Mukherjee’s strong survival instincts sustained him during the long years in political wilderness, beginning 1977, when the Left Front came to power and ruled for 34 years without a break. All these years, until 1998 when Trinamool Congress was formed after a party split, the badly divided Indian National Congress fought the Left Front on its own without much support from the party high command in Delhi. Mukherjee, like Mamata Banerjee, Somen Mitra and others, stood up against the Left, but none could rise above factionalism.
Wily Left leaders also encouraged this by favouring one or the other Congress leader, as part of their divide and rule policy. “It is common knowledge that Mukherjee was favoured by Left leaders like Jyoti Basu and Buddhadeb Bhattacharjee. Both would openly say that Mukherjee was the only Congress leader with potential. The city and state police, which ruthlessly suppressed Congress demonstrations using lathis, never laid a finger on Mukherjee,” says Charubrata Ray, a veteran observer of Bengal politics.
Mukherjee, however, unlike other political leaders, was more forthright. “Yes, the police (under the Left) do beat us and our supporters during demonstrations,” he told this writer. “Some of our supporters have suffered permanent physical injuries and it is increasingly difficult to fund people to participate in our programmes,” said Mukherjee, who returned the compliment to the CPI (M) once he was elected Kolkata Mayor. Congressmen complained that while Mukherjee favoured Left Union leaders with various sops and concessions, promotions or transfers, he would not help his own party workers to the same extent.

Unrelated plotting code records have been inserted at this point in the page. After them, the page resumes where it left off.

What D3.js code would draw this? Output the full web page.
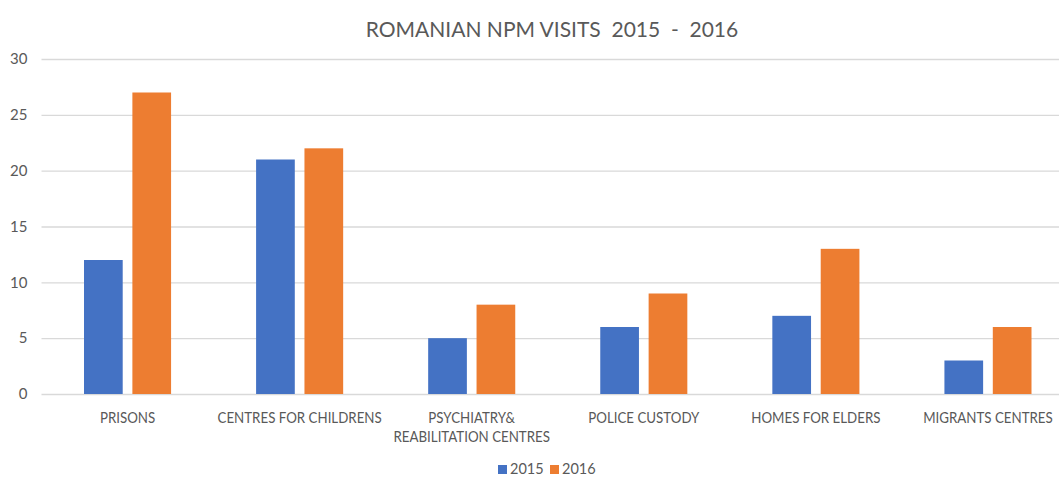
<!DOCTYPE html>
<html><head><meta charset="utf-8">
<script src="https://cdn.jsdelivr.net/npm/d3@7"></script>
<style>
html,body{margin:0;padding:0;background:#fff;overflow:hidden}
text{font-family:Lato,"Open Sans",sans-serif;fill:#595959}
</style></head>
<body><svg id="c" width="1059" height="477"></svg>
<script>
const categories = ["PRISONS","CENTRES FOR CHILDRENS","PSYCHIATRY&\nREABILITATION CENTRES","POLICE CUSTODY","HOMES FOR ELDERS","MIGRANTS CENTRES"];
const seriesNames = ["2015","2016"];
const values2015 = [12,21,5,6,7,3];
const values2016 = [27,22,8,9,13,6];
const yTicks = [0,5,10,15,20,25,30];
const colors = ["#4472C4","#ED7D31"];
const title = "ROMANIAN NPM VISITS  2015  -  2016";

const svg = d3.select("#c");
const pLeft = 41.5, pRight = 1074, pTop = 59, pBottom = 394;
const x0 = d3.scaleBand().domain(categories).range([pLeft, pRight]).paddingInner(0.494).paddingOuter(0.247);
const x1 = d3.scaleBand().domain(seriesNames).range([0, x0.bandwidth()]).paddingInner(0.2);
const y = d3.scaleLinear().domain([0,30]).range([pBottom, pTop]);

svg.append("text").attr("x", 552).attr("y", 37).attr("text-anchor","middle")
  .style("font-size","21px").style("white-space","pre").attr("xml:space","preserve").text(title);

// gridlines
const yAxis = d3.axisLeft(y).tickValues(yTicks).tickSize(-(1059-pLeft)).tickPadding(14);
const gy = svg.append("g").attr("transform",`translate(${pLeft},0)`).call(yAxis);
gy.select(".domain").remove();
gy.selectAll(".tick line").attr("stroke","#d9d9d9").attr("stroke-width",1.3);
gy.selectAll(".tick text").style("font-size","15px").style("fill","#595959").attr("font-family","Lato");

const data = categories.map((c,i)=>({cat:c, vals:[values2015[i], values2016[i]]}));
const g = svg.append("g");
data.forEach(d=>{
  d.vals.forEach((v,j)=>{
    g.append("rect")
      .attr("x", x0(d.cat)+x1(seriesNames[j]))
      .attr("y", y(v))
      .attr("width", x1.bandwidth())
      .attr("height", y(0)-y(v))
      .attr("fill", colors[j]);
  });
});

// x axis labels
const xAxis = d3.axisBottom(x0).tickSize(0).tickPadding(0);
const gx = svg.append("g").attr("transform",`translate(0,${pBottom})`).call(xAxis);
gx.select(".domain").remove();
gx.selectAll(".tick text").each(function(d){
  const t = d3.select(this);
  const lines = d.split("\n");
  t.text(null).attr("y", 29).attr("dy", null).attr("transform","scale(0.9,1)")
   .style("font-size","14.8px").style("fill","#595959").attr("font-family","Lato");
  lines.forEach((l,k)=>{
    t.append("tspan").attr("x",0).attr("dy", k===0?0:19).text(l);
  });
});

// legend
const legend = svg.append("g");
const legendX = [498, 550];
seriesNames.forEach((s,j)=>{
  legend.append("rect").attr("x", legendX[j]).attr("y", 465).attr("width",9).attr("height",9).attr("fill",colors[j]);
  legend.append("text").attr("x", legendX[j]+12).attr("y", 474).style("font-size","14.5px").text(s);
});
</script></body></html>
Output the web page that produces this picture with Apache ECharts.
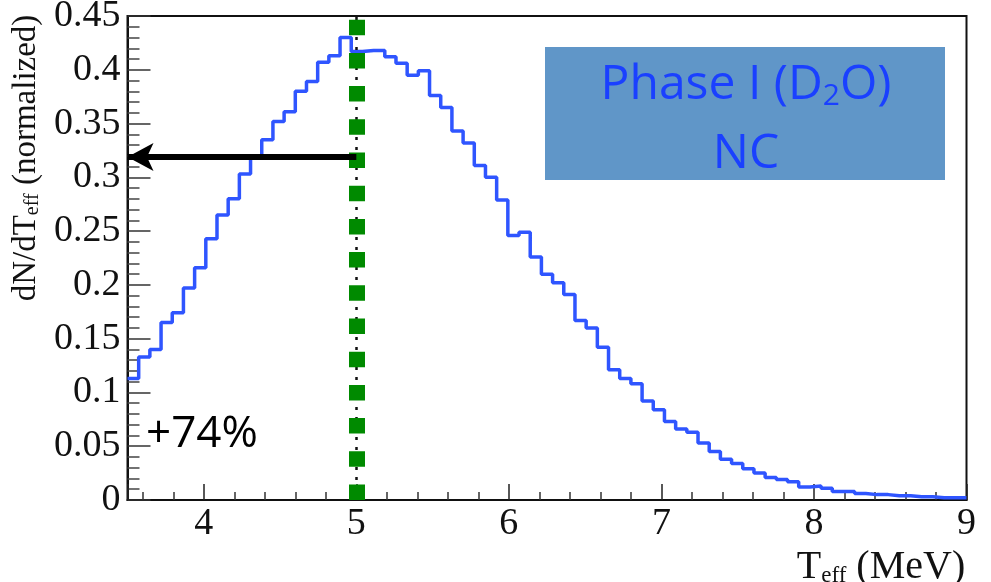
<!DOCTYPE html>
<html>
<head>
<meta charset="utf-8">
<title>Phase I (D2O) NC</title>
<script src="https://cdn.jsdelivr.net/npm/echarts@6/dist/echarts.min.js"></script>
<style>
    html, body { margin: 0; padding: 0; background: #fff; }
    #chart { width: 991px; height: 582px; }
</style>
</head>
<body>
<div id="chart"></div>
<script>
'use strict';

// histogram range (MeV) and bin contents
var binLow = 3.5;
var binHigh = 9.0;
var binCounts = [
    0.113, 0.133, 0.140, 0.165, 0.174, 0.197, 0.216, 0.243, 0.265, 0.280,
    0.303, 0.318, 0.335, 0.352, 0.361, 0.380, 0.389, 0.407, 0.413, 0.430,
    0.417, 0.418, 0.418, 0.412, 0.406, 0.395, 0.399, 0.376, 0.365, 0.343,
    0.332, 0.311, 0.300, 0.279, 0.246, 0.249, 0.226, 0.210, 0.202, 0.191,
    0.167, 0.160, 0.142, 0.121, 0.113, 0.108, 0.092, 0.084, 0.073, 0.066,
    0.063, 0.053, 0.045, 0.038, 0.034, 0.029, 0.025, 0.021, 0.019, 0.017,
    0.012, 0.013, 0.011, 0.008, 0.008, 0.006, 0.005, 0.005, 0.004, 0.004,
    0.003, 0.003, 0.002, 0.002, 0.002
];

// threshold marker and the arrow pointing at the y axis
var thresholdEnergy = 5.0;
var arrowLevel = 0.319;

// axes
var xRange = [3.5, 9];
var yRange = [0, 0.45];
var yStep = 0.05;

// annotations
var boxLines = ['Phase I (D{sub|2}O)', 'NC'];
var gainText = '+74%';
var xTitle = 'T{sub|eff} (MeV)';
var yTitle = 'dN/dT{sub|eff} (normalized)';

var serif = '"Liberation Serif", "Times New Roman", serif';
var sans = '"Open Sans", "Noto Sans", sans-serif';

function buildSteps() {
    var width = (binHigh - binLow) / binCounts.length;
    var pts = [];
    for (var i = 0; i < binCounts.length; i++) {
        pts.push([binLow + i * width, binCounts[i]]);
    }
    pts.push([binHigh, binCounts[binCounts.length - 1]]);
    return pts;
}

function markOnly(z, line) {
    return {
        type: 'line',
        data: [],
        z: z,
        silent: true,
        markLine: line
    };
}

var chart = echarts.init(document.getElementById('chart'), null, { renderer: 'canvas' });

var option = {
    animation: false,
    backgroundColor: '#fff',
    grid: {
        left: 127.5,
        right: 24.5,
        top: 16,
        bottom: 82,
        show: true,
        borderColor: '#111',
        borderWidth: 2,
        containLabel: false,
        outerBoundsMode: 'none'
    },
    xAxis: {
        type: 'value',
        min: xRange[0],
        max: xRange[1],
        splitNumber: 5,
        name: xTitle,
        nameLocation: 'middle',
        nameGap: 26,
        nameTextStyle: {
            fontFamily: serif,
            fontSize: 40,
            lineHeight: 40,
            color: '#111',
            padding: [0, 0, 0, 668],
            rich: {
                sub: { fontFamily: serif, fontSize: 23, lineHeight: 2, verticalAlign: 'bottom', color: '#111' }
            }
        },
        axisLine: { lineStyle: { color: '#111', width: 2 } },
        axisTick: { inside: true, length: 16, lineStyle: { color: '#222', width: 1.5 } },
        minorTick: { show: true, splitNumber: 5, length: 8, lineStyle: { color: '#333', width: 1.5 } },
        splitLine: { show: false },
        axisLabel: {
            showMinLabel: false,
            showMaxLabel: true,
            margin: 5,
            fontFamily: serif,
            fontSize: 38,
            color: '#111'
        }
    },
    yAxis: {
        type: 'value',
        min: yRange[0],
        max: yRange[1],
        interval: yStep,
        name: yTitle,
        nameLocation: 'middle',
        nameRotate: 90,
        nameGap: 80,
        nameTextStyle: {
            fontFamily: serif,
            fontSize: 33,
            lineHeight: 33,
            color: '#111',
            padding: [0, 0, 0, 200],
            rich: {
                sub: { fontFamily: serif, fontSize: 20, lineHeight: 2, verticalAlign: 'bottom', color: '#111' }
            }
        },
        axisLine: { lineStyle: { color: '#111', width: 2 } },
        axisTick: { inside: true, length: 23, lineStyle: { color: '#333', width: 1.5 } },
        minorTick: { show: true, splitNumber: 5, length: 12, lineStyle: { color: '#444', width: 1.5 } },
        splitLine: { show: false },
        axisLabel: {
            margin: 7,
            fontFamily: serif,
            fontSize: 38,
            color: '#111'
        }
    },
    series: [
        {
            type: 'line',
            step: 'end',
            data: buildSteps(),
            showSymbol: false,
            symbol: 'none',
            silent: true,
            z: 2,
            lineStyle: { color: '#2f55ff', width: 3.5 }
        },
        markOnly(3, {
            symbol: 'none',
            silent: true,
            label: { show: false },
            lineStyle: { color: '#111', width: 2.5, type: [3, 7] },
            data: [[{ coord: [thresholdEnergy, yRange[0]] }, { coord: [thresholdEnergy, yRange[1]] }]]
        }),
        markOnly(4, {
            symbol: 'none',
            silent: true,
            label: { show: false },
            lineStyle: { color: '#008a00', width: 16, type: [15.5, 17.7], cap: 'butt' },
            data: [[{ coord: [thresholdEnergy, yRange[0]] }, { coord: [thresholdEnergy, yRange[1]] }]]
        }),
        markOnly(5, {
            symbol: ['none', 'arrow'],
            symbolSize: [21, 26],
            silent: true,
            label: { show: false },
            lineStyle: { color: '#000', width: 6, type: 'solid' },
            data: [[{ coord: [thresholdEnergy, arrowLevel] }, { coord: [xRange[0], arrowLevel] }]]
        })
    ],
    graphic: [
        {
            type: 'rect',
            left: 545,
            top: 47,
            shape: { width: 400, height: 133 },
            style: { fill: '#6096c8' },
            z: 10
        },
        {
            type: 'text',
            x: 746,
            y: 85,
            z: 11,
            style: {
                text: boxLines[0],
                fontFamily: sans,
                fontSize: 48,
                lineHeight: 52,
                fill: '#1a40ff',
                align: 'center',
                verticalAlign: 'middle',
                rich: {
                    sub: { fontFamily: sans, fontSize: 30, lineHeight: 14, verticalAlign: 'bottom', fill: '#1a40ff' }
                }
            }
        },
        {
            type: 'text',
            x: 746,
            y: 154,
            z: 11,
            style: {
                text: boxLines[1],
                fontFamily: sans,
                fontSize: 48,
                fill: '#1a40ff',
                align: 'center',
                verticalAlign: 'middle'
            }
        },
        {
            type: 'text',
            x: 146,
            y: 434,
            z: 11,
            style: {
                text: gainText,
                fontFamily: sans,
                fontSize: 44,
                fill: '#000',
                align: 'left',
                verticalAlign: 'middle'
            }
        }
    ]
};

chart.setOption(option);
</script>
</body>
</html>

As a scribe put it: “The Russians have the proverb, one hand always washes the other. Perhaps such tactics went well with Mukherjee’s first objective: to ensure his own political survival even as an opposition leader and then to retain a certain measure of political relevance as well. His stint as the city’s mayor was appreciated by both Left and non-Left camps, which is significant and speaks volumes of how Mukherjee always kept himself afloat and relevant in a political sense, while other Congress leaders simply became faceless during their long stint in opposition.”
On the other hand, Congress old timers, especially members of its trade Union wing the INTUC, warmly recall how Mukherjee’s single-handed efforts kept the Bengal unit of the organisation functional. “Ever since the Left Front rule began in Bengal in 1978, our fortunes went into a permanent decline. Our Delhi INTUC leadership was itself often short of funds. In Bengal, we had 16 full-time workers and part-timers who found it difficult to run their families. It was Mukherjee who got help from international agencies like the ILO and NGOs to ensure our office remained open and the few employees still working there could survive. No other leader did as much as our Subratada did for us,” says Ranjit Das, a former Durgapur steel plant employee.
This throws light on a different aspect of Mukherjee’s complex politically persona. As a senior trade unionist of long standing, he was not avert to concluding agreements with often controversial employers/mill owners who had a dubious record. But his objective to effect such deals was not necessarily financial gains for himself, but to ensure that the struggling workers suffered the least and got the best terms possible in difficult circumstances.
This is a characteristic which, to quote Charubrata Ray again, “He shares this with other leaders like Subhas Chakravarty, Somen Mitra and others. It is the quality of helping people without publicity and fanfare, even if this often involves entering into arrangements with local employers /industrialists who were not exactly Simon-pure. Such leaders always attract much criticism from among their own party men. On the other hand, look at the swelling crowds of poor harassed commoners who always turn up to pay their last respects to men like Mitra, Chakravarty and now Mukherjee. Some of them owe their lives and livelihoods to these leaders.”
Also unique was Mukherjee’s ability to sum up and give a definite opinion on extremely difficult and complicated matters/disputes. Mostly he would do this humorously, but his remarks turned out to be prophetic. Just to give an example, once the Supreme Court had disallowed bikers’ rallies on the eve of Lok Sabha elections in 2019. The state and city police did their best to crackdown on violators. Yet, bike rallies happened at some places. High-level meetings happened at the state and then the central level, but little changed on the ground. “Just what is going on here?” asked an exasperated visiting journalist from Delhi. All fell silent until Mukherjee, grinning, spoke up, “Oh, nothing much, I assure you. True, the court has spoken, so have our Chief Minister and the Chief Secretary…there have been warnings from the police…yet the rallies do happen…I think this will go on, the pattern will not change. The Supreme Court, the Centre, the state, the police — all are doing their duty.” After a pause, he added, “But so are the bikers!”
As things eventually turned out, he could not have been more right.